After being exposed to football at a summer camp, he was determined to become a quarterback for the high school team. Ready to set foot into the world of football, Oh was met with an unfortunate setback. Right before Oh entered high school in America, he injured his right arm, losing his upper-body strength, and he had to miss a portion of the summer practice in order to rehabilitate. 

Said Oh, “When I broke my arm, I really felt crushed. My low physical stature as a football player is not going to get me anywhere in the future. I found myself lying in my room, looking up at the ceiling , thinking ‘what am I going to do with my future’. But as I gradually recovered from the injury, my mindset changed from more of a, ‘I’m not going to be able to do it’ to ‘I’m going to be able to do it.’ Those kinds of solidified mindsets.”

Although Oh faced difficulties, he had support from his team and Coach Oswald.

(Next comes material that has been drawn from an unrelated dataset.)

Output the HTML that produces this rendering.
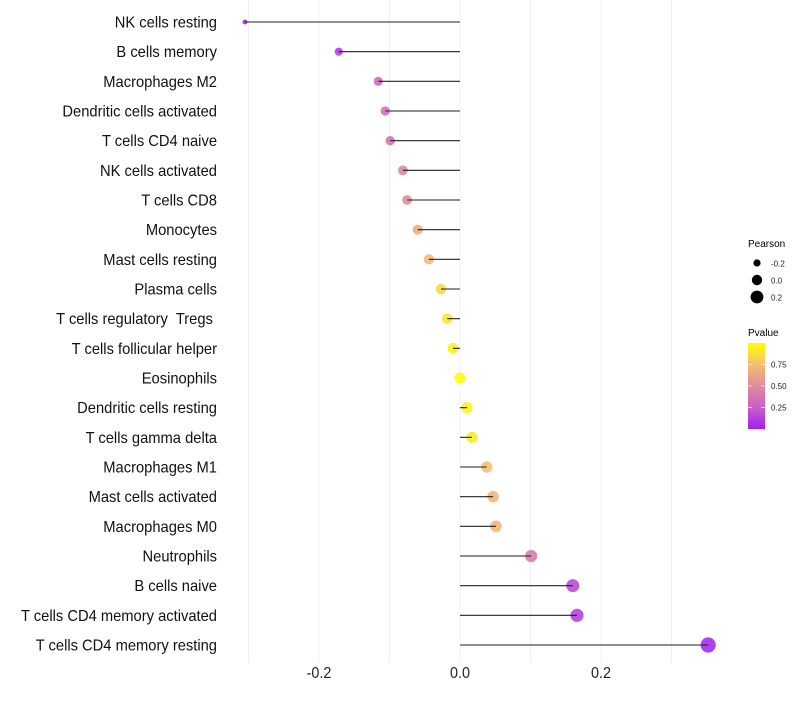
<!DOCTYPE html>
<html><head><meta charset="utf-8"><style>
body{margin:0;background:#fff;font-family:"Liberation Sans",sans-serif}
text{white-space:pre}
</style></head><body>
<svg id="c" width="800" height="700" xmlns="http://www.w3.org/2000/svg"></svg>
<script>
const categories=["NK cells resting","B cells memory","Macrophages M2","Dendritic cells activated","T cells CD4 naive","NK cells activated","T cells CD8","Monocytes","Mast cells resting","Plasma cells","T cells regulatory  Tregs ","T cells follicular helper","Eosinophils","Dendritic cells resting","T cells gamma delta","Macrophages M1","Mast cells activated","Macrophages M0","Neutrophils","B cells naive","T cells CD4 memory activated","T cells CD4 memory resting"];
const pearson=[-0.305,-0.172,-0.116,-0.106,-0.099,-0.081,-0.075,-0.060,-0.044,-0.027,-0.018,-0.010,0.000,0.010,0.017,0.038,0.047,0.051,0.101,0.160,0.166,0.352];
const pvalues=[0.02,0.1,0.3,0.33,0.35,0.45,0.5,0.65,0.72,0.85,0.9,0.95,1.0,0.95,0.92,0.75,0.7,0.7,0.4,0.15,0.12,0.03];
const xTicks=[-0.2,0.0,0.2];
const xGrid=[-0.3,-0.2,-0.1,0,0.1,0.2,0.3];
const sizeLegend=[-0.2,0.0,0.2];
const colorTicks=[0.25,0.5,0.75];

const NS="http://www.w3.org/2000/svg";
const svg=document.getElementById('c');
const x=v=>460+v*705;
const y=i=>22+i*(623/21);
const r=v=>Math.sqrt(Math.max(3,30+78*v));
const stops=[[0,[160,32,240]],[0.25,[200,96,200]],[0.5,[222,140,155]],[0.75,[242,192,112]],[1,[255,255,0]]];
function col(p){for(let k=1;k<stops.length;k++){if(p<=stops[k][0]){const a=stops[k-1],b=stops[k],t=(p-a[0])/(b[0]-a[0]);return 'rgb('+a[1].map((c,j)=>Math.round(c+(b[1][j]-c)*t)).join(',')+')';}}return 'rgb(255,255,0)';}
function el(t,at,txt){const e=document.createElementNS(NS,t);for(const k in at)e.setAttribute(k,at[k]);if(txt!==undefined)e.textContent=txt;svg.appendChild(e);return e;}

xGrid.forEach(v=>{const g=el('line',{x1:x(v),x2:x(v),y1:0,y2:663,stroke:'#f0f0f0','stroke-width':1});

});
xTicks.forEach(v=>{const t=el('text',{transform:'translate('+x(v)+',678) scale(0.93,1)','text-anchor':'middle','font-size':15.5,fill:'#222'},v.toFixed(1));

});
categories.forEach((c,i)=>{
const t=el('text',{transform:'translate(217,'+(y(i)+5.5)+') scale(0.95,1)','text-anchor':'end','font-size':15.5,fill:'#111','xml:space':'preserve'},c);


const p=el('circle',{cx:x(pearson[i]),cy:y(i),r:r(pearson[i]),fill:col(pvalues[i]),'fill-opacity':0.88});


const s=el('line',{x1:x(0),x2:x(pearson[i]),y1:y(i),y2:y(i),stroke:'#222','stroke-width':1.1});


});
const lt=el('text',{x:748,y:247,'font-size':10,fill:'#000'},'Pearson');


sizeLegend.forEach((v,k)=>{const cy=263+k*17;
const c=el('circle',{cx:757,cy:cy,r:r(v)*0.95,fill:'#000'});


const t=el('text',{x:771,y:cy+3.5,'font-size':8,fill:'#222'},v.toFixed(1));

});
const ct=el('text',{x:748,y:336,'font-size':10,fill:'#000'},'Pvalue');


const defs=el('defs',{});
const lg=document.createElementNS(NS,'linearGradient');lg.setAttribute('id','pg');lg.setAttribute('x1',0);lg.setAttribute('y1',1);lg.setAttribute('x2',0);lg.setAttribute('y2',0);
stops.forEach(s=>{const st=document.createElementNS(NS,'stop');st.setAttribute('offset',s[0]);st.setAttribute('stop-color',col(s[0]));lg.appendChild(st);});
defs.appendChild(lg);
const cb=el('rect',{x:748,y:343,width:17,height:86,fill:'url(#pg)'});


const cy0=429,cy1=343;const cyv=p=>cy0-p*(cy0-cy1);
colorTicks.forEach(p=>{
const l=el('line',{x1:748,x2:752,y1:cyv(p),y2:cyv(p),stroke:'#fff','stroke-opacity':0.6});


const l2=el('line',{x1:761,x2:765,y1:cyv(p),y2:cyv(p),stroke:'#fff','stroke-opacity':0.6});


const t=el('text',{x:771,y:cyv(p)+3,'font-size':8,fill:'#222'},p.toFixed(2));

});
</script>
</body></html>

After coming back from surgery, he found positive notes in his locker from his teammates.

Said Oh, “I developed a stronger bond with my teammates […] Their notes made me feel like I had an impact on the team that I constantly want to maintain.”

Along with gaining physical skills, football has also revealed other paths of interest for Oh. While Oh was injured, he took a lot of time to read about concussions and became exposed to the fields of neuroscience and philosophy. Balancing his time between his varying passions, football and school has required mental and physical discipline. 

Said Oh, “As a student athlete, sports take a lot of time, both in practices and games. To maximize my time I try to use those small remaining chunks of time like during football games for reading books, research papers and constantly studying. When I’m in the locker room prepping for a game, I’ll use the bands to warm up my arms while watching a lecture on Quantum Mechanics from MIT. I try to inject all those things into my lifestyle making it more of a natural thing.”

It never seemed possible that a sport as heavily based in American culture likase football would be able to influence his life to this athletic and academic extent. 

Said Oh, “This is the reason why football is so precious to me. Because not only did it allow me to grow on both the physical side and intellectual side, but also helped me to find a passion for philosophy and physics.”